Saratoga has a spa tradition too, thanks to natural mineral springs and lavish retreats built around them in the late 1800s. Today’s modern Shangri-Las include Nilou and Preston Wynne.
Now that Joe Montana has found his way to Levi’s Stadium, it’s your turn to find him at this high-tech, eco-friendly, 68,500-seat marvel in Santa Clara.
The Hall of Fame quarterback was the foundation of four championship teams, so it’s only appropriate that the San Francisco 49ers installed a brick celebrating his contributions in Levi’s Stadium Fanwalk. You can find a map that leads directly to Montana’s brick—as well as those honouring Bill Walsh, Jerry Rice, Roger Craig, and other stars.
Although it’s closed through February, the 49ers Museum is another great way to pay tribute to one of the most acclaimed quarterbacks in NFL history. The 20,000-square-foot facility includes 11 galleries where you’ll find The Catch ball that Montana tossed to Dwight Clark to clinch the 1981 NFC title game; the Lombardi trophies that Montana helped his team win; one of his early professional contracts; statues; and all sorts of artifacts and memorabilia.
Levi’s Stadium also offers a wide variety of tours that take you behind the scenes at this truly special venue. Ninety-minute public tours are held every day during business hours—although they are currently on hold until March 1—and Montana’s presence can be felt throughout. The stadium also offers guided tours of its massive art collection, and yes—artists’ renderings of Montana are a key component of the exhibition.

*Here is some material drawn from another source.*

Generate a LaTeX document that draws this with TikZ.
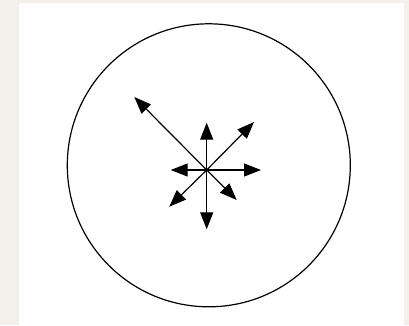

It’s not everyone’s cup of Red Bull, but if you really want to get your geek on, the Computer History Museum in Mountain View lets you get right to the region’s cyber roots. ‘Birth of the Computer’ and other exhibits remind us of the not-so-long-ago time when basic computers took up entire rooms. Another fascinating exhibit sheds light on the little-known story of Colossus, an electronic code-breaker device developed by British maths whizzes and engineers, that helped win World War II. You can also learn about the surprisingly complicated science behind computerised chess, and unravel the amazing technology behind microelectronic silicon computer chips.